Pictures stay out of this copy, which runs from the first line of the material through the line containing "0.002, 0.0005, 0.0]".

- - -

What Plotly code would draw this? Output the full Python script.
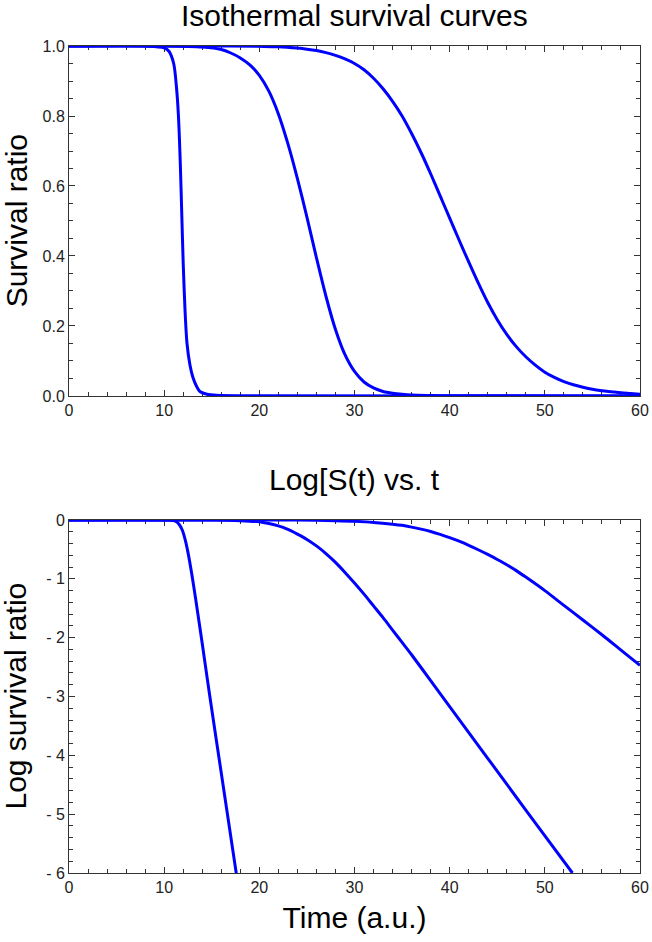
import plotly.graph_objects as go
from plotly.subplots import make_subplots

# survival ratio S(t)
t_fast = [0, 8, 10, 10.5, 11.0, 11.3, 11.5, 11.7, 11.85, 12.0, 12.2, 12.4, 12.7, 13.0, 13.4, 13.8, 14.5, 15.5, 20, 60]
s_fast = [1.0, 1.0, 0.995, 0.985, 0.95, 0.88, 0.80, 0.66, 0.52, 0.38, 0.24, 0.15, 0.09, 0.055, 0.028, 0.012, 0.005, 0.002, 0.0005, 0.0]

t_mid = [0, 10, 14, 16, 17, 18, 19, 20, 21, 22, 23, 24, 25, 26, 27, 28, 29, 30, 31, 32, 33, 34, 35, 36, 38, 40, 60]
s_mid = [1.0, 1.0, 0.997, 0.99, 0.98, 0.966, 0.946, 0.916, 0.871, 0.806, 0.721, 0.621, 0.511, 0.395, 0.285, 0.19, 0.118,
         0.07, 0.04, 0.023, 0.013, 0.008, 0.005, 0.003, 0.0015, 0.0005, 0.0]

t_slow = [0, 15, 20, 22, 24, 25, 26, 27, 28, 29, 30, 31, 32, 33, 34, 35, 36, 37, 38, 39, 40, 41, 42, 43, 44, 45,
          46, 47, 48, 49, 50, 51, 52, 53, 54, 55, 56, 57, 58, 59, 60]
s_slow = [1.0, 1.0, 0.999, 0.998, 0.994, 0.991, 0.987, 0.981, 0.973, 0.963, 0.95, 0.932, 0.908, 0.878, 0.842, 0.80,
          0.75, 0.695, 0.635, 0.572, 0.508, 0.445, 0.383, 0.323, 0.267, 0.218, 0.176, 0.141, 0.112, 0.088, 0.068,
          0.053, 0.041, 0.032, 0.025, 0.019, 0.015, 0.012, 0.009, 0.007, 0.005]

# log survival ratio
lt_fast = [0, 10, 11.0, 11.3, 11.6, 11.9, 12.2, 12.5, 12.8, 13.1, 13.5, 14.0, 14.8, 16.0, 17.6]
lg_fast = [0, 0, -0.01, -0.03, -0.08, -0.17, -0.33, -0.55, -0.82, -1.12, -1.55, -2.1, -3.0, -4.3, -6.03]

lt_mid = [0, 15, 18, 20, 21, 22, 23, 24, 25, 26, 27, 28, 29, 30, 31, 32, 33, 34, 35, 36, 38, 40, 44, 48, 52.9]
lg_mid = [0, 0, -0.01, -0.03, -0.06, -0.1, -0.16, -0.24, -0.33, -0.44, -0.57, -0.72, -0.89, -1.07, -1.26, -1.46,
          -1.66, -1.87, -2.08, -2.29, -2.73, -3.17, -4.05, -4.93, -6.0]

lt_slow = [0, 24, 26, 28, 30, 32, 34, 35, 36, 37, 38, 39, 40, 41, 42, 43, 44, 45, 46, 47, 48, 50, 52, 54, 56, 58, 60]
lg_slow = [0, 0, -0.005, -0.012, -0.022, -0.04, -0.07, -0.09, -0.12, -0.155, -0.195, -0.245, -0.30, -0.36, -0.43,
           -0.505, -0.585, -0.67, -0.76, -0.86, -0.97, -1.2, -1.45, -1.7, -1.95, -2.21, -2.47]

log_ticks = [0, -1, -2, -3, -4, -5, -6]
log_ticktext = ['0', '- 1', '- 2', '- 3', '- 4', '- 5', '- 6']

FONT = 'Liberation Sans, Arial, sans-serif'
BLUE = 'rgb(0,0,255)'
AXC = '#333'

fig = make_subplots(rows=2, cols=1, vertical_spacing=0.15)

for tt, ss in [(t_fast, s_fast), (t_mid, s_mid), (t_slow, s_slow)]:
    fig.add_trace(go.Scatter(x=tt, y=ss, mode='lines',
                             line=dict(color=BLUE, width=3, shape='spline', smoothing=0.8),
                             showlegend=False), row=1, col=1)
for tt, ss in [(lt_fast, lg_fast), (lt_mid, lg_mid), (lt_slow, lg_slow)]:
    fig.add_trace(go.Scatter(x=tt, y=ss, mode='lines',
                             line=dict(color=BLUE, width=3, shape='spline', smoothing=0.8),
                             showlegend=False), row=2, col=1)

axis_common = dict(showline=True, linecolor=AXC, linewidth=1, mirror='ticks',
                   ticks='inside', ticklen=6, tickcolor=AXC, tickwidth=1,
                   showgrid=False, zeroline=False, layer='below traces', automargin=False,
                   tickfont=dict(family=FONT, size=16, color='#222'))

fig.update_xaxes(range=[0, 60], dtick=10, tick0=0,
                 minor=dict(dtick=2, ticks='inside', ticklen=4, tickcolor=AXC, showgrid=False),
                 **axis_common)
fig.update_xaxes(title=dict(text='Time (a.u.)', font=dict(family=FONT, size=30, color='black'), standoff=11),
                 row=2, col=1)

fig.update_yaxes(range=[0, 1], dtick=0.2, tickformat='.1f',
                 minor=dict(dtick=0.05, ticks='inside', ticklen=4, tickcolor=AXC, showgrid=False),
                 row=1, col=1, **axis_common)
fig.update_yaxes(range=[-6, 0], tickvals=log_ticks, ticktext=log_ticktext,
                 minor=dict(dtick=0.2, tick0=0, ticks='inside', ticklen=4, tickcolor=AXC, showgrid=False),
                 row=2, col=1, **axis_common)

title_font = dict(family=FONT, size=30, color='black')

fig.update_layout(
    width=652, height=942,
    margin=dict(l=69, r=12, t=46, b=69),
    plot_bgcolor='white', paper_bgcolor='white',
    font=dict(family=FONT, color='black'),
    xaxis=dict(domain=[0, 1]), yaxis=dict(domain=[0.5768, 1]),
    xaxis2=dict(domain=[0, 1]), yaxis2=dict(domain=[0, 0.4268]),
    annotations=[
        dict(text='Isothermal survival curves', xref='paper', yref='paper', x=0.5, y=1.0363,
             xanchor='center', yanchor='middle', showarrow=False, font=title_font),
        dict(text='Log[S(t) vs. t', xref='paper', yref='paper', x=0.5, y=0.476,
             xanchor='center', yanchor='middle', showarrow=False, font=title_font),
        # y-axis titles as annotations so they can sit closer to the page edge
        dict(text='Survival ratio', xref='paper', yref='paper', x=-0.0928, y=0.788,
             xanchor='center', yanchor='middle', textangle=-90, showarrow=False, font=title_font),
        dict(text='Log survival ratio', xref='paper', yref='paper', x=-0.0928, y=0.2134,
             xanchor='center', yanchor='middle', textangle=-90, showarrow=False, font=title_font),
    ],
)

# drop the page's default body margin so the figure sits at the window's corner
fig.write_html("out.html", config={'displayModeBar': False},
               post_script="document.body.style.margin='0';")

- - -

- [COMPLETED TASK]:
What Plotly code would draw this? Output the full Python script.
import plotly.graph_objects as go
from plotly.subplots import make_subplots

# survival ratio S(t)
t_fast = [0, 8, 10, 10.5, 11.0, 11.3, 11.5, 11.7, 11.85, 12.0, 12.2, 12.4, 12.7, 13.0, 13.4, 13.8, 14.5, 15.5, 20, 60]
s_fast = [1.0, 1.0, 0.995, 0.985, 0.95, 0.88, 0.80, 0.66, 0.52, 0.38, 0.24, 0.15, 0.09, 0.055, 0.028, 0.012, 0.005, 0.002, 0.0005, 0.0]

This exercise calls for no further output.